I pesticidi maggiormente rilevati sono stati insetticidi e fungicidi, nello specifico e in ordine decrescente: Acetamiprid, Fludioxonil, Boscalid e Dimethomorph. Mentre è stata segnalata la presenza di residui di neonicotinoidi non più ammessi come Thiacloprid in campioni di pesca, pompelmo, ribes nero, semi di cumino e tè verde in polvere; Imidacloprid in un campione di arancia, 2 campioni di limoni, 3 campioni di ocra; Thiamethoxam in un campione di caffè. Tali sostanze attive sono particolarmente pericolose per la salute delle api e degli insetti pronubi e il loro impiego non è più consentito dai Regolamenti UE.

La soluzione

Nel quadro del Green Deal europeo e del concetto di produzione alimentare sostenibile “dalla fattoria alla tavola”, vengono definiti obiettivi chiari: ridurre del 50% l’uso di fitofarmaci entro il 2030 e puntare all’azzeramento delle emissioni di gas serra entro il 2050. Ma come fare allora? Qual è una possibile soluzione?

Secondo Legambiente: “Affrontare questa sfida ambiziosa richiede l’individuazione di soluzioni efficaci e sostenibili”, per questo “l’agroecologia rappresenta un approccio all’agricoltura che si concentra sull’uso sostenibile delle risorse naturali e sulla loro integrazione nell’ecosistema agricolo”.

Si tratta cioè di adottare pratiche che promuovono la biodiversità, la fertilità del suolo e la gestione degli ecosistemi agricoli. L’obiettivo in questo caso è preservare e migliorare attraverso tecniche di fertilizzazione organica e di lotta all’erosione. Un suolo fertile e in salute, oltre a svolgere le sue funzioni in modo ottimale, compresa la capacità di supportare la crescita delle piante, la conservazione dell’acqua e la filtrazione, ospita un numero rilevante di microrganismi benefici in grado di colonizzare l’apparato radicale costituendo il “microbiota rizosferico”.

“Da evidenze sperimentali abbiamo verificato che l’utilizzo di varietà resistenti di patate alla peronospora ha permesso di azzerare l’utilizzo di prodotti mentre nel caso di varietà suscettibili sono stati resi necessari più interventi come accaduto nella stagione 2023 caratterizzata dal mese di maggio particolarmente piovoso”, si legge nel report.

L’utilizzo di varietà resistenti è stato quindi integrato alla fertilizzazione organica con compost e da lavorazioni minime così, proprio grazie a questa strategia integrata, è stato possibile produrre tuberi in quantità e qualità equivalente alla produzione integrata senza l’utilizzo di prodotti chimici.

“Nuove prospettive nella riduzione nell’uso di prodotti fitosanitari sono offerte dalla disponibilità di microrganismi e sostanze prodotte o derivate da microrganismi benefici” viene spiegato in conclusione.
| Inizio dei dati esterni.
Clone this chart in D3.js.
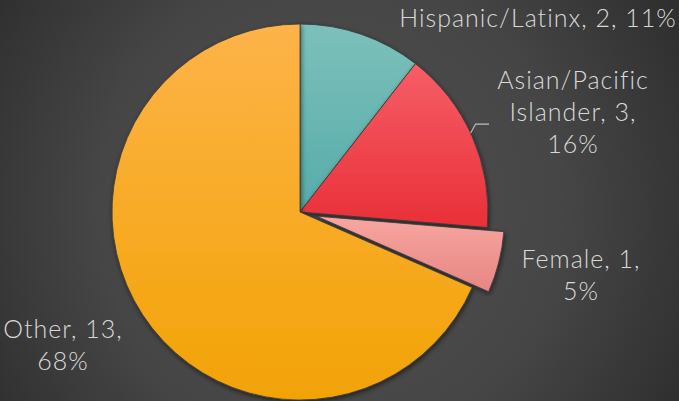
<!DOCTYPE html>
<html>
<head>
<meta charset="utf-8">
<script src="https://cdn.jsdelivr.net/npm/d3@7"></script>
<style>
  html, body { margin: 0; padding: 0; background: #3a3a3a; }
  svg { display: block; }
</style>
</head>
<body>
<div id="chart"></div>
<script>
// chart data
var categories = ["Hispanic/Latinx", "Asian/Pacific Islander", "Female", "Other"];
var values = [2, 3, 1, 13];
var percents = ["11%", "16%", "5%", "68%"];
var exploded = [false, false, true, false];

// label lines, as shown on the chart
var labelLines = [
    ["Hispanic/Latinx, 2, 11%"],
    ["Asian/Pacific", "Islander, 3,", "16%"],
    ["Female, 1,", "5%"],
    ["Other, 13,", "68%"]
];
var labelPos = [[538, 27], [573, 89], [581, 268], [63, 338]];

var colorsTop = ["#7dc0ba", "#f65e66", "#f8a6a1", "#fdb348"];
var colorsBottom = ["#55acaa", "#e92f38", "#e68682", "#f2a305"];

const width = 679, height = 401;
const cx = 300, cy = 212, radius = 188, explode = 17;

var svg = d3.select("#chart")
    .append("svg")
    .attr("width", width)
    .attr("height", height);

var defs = svg.append("defs");

// background radial gradient
var bg = defs.append("radialGradient")
    .attr("id", "bg")
    .attr("gradientUnits", "userSpaceOnUse")
    .attr("cx", 330).attr("cy", 210).attr("r", 420);
bg.append("stop").attr("offset", "0%").attr("stop-color", "#505050");
bg.append("stop").attr("offset", "55%").attr("stop-color", "#464646");
bg.append("stop").attr("offset", "100%").attr("stop-color", "#2c2c2c");

svg.append("rect")
    .attr("width", width)
    .attr("height", height)
    .attr("fill", "url(#bg)");

// slice gradients (top light to bottom darker)
categories.forEach((c, i) => {
    var g = defs.append("linearGradient")
        .attr("id", "slice" + i)
        .attr("x1", 0).attr("y1", 0).attr("x2", 0).attr("y2", 1);
    g.append("stop").attr("offset", "0%").attr("stop-color", colorsTop[i]);
    g.append("stop").attr("offset", "100%").attr("stop-color", colorsBottom[i]);
});

// soft drop shadow
var shadow = defs.append("filter")
    .attr("id", "shadow")
    .attr("x", "-20%").attr("y", "-20%")
    .attr("width", "140%").attr("height", "140%");
shadow.append("feDropShadow")
    .attr("dx", 1).attr("dy", 2)
    .attr("stdDeviation", 2.5)
    .attr("flood-color", "#000")
    .attr("flood-opacity", 0.55);

var pie = d3.pie().sort(null).value(d => d);
var arcs = pie(values);

var arc = d3.arc().innerRadius(0).outerRadius(radius);

var g = svg.append("g")
    .attr("transform", `translate(${cx},${cy})`);

g.selectAll("path.slice")
    .data(arcs)
    .enter()
    .append("path")
    .attr("class", "slice")
    .attr("transform", (d, i) => {
        if (!exploded[i]) return null;
        var mid = (d.startAngle + d.endAngle) / 2;
        return `translate(${Math.sin(mid) * explode},${-Math.cos(mid) * explode})`;
    })
    .attr("d", arc)
    .attr("fill", (d, i) => `url(#slice${i})`)
    .attr("stroke", "#3a3a3a")
    .attr("stroke-width", 0.8)
    .attr("filter", "url(#shadow)");

// leader line for the Asian/Pacific Islander label
var a1 = arcs[1];
var leadAngle = a1.startAngle + (a1.endAngle - a1.startAngle) * 0.48;
var lx = cx + Math.sin(leadAngle) * radius, ly = cy - Math.cos(leadAngle) * radius;
svg.append("polyline")
    .attr("points", `${lx},${ly} ${lx + 5},${ly - 9} ${489},${ly - 9}`)
    .attr("fill", "none")
    .attr("stroke", "#bfbfbf")
    .attr("stroke-width", 1.2);

// data labels
labelLines.forEach((lines, i) => {
    var t = svg.append("text")
        .attr("x", labelPos[i][0])
        .attr("y", labelPos[i][1])
        .attr("text-anchor", "middle")
        .attr("fill", "#d9d9d9")
        .style("font-family", "Lato, 'Noto Sans', sans-serif")
        .style("font-weight", 300)
        .style("font-size", "25px")
        .style("letter-spacing", "1px");
    lines.forEach((line, k) => {
        t.append("tspan")
            .attr("x", labelPos[i][0])
            .attr("dy", k === 0 ? 0 : 32)
            .text(line);
    });
});
</script>
</body>
</html>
Infatti, sono disponibili formulati in grado di sostituire i presidi di natura chimica nella prevenzione di una serie di malattie come l’oidio e la botrite in viticoltura.

In conclusione, a oggi sono disponibili mezzi di produzione alternativi e innovativi la cui integrazione in chiave agroecologica permette di minimizzare l’utilizzo di prodotti fitosanitari, ma è necessaria una costante sperimentazione da parte degli organismi di ricerca per mettere a punto le strategie più efficaci e fornire al mondo della produzione risposte sostenibili, efficaci e durature.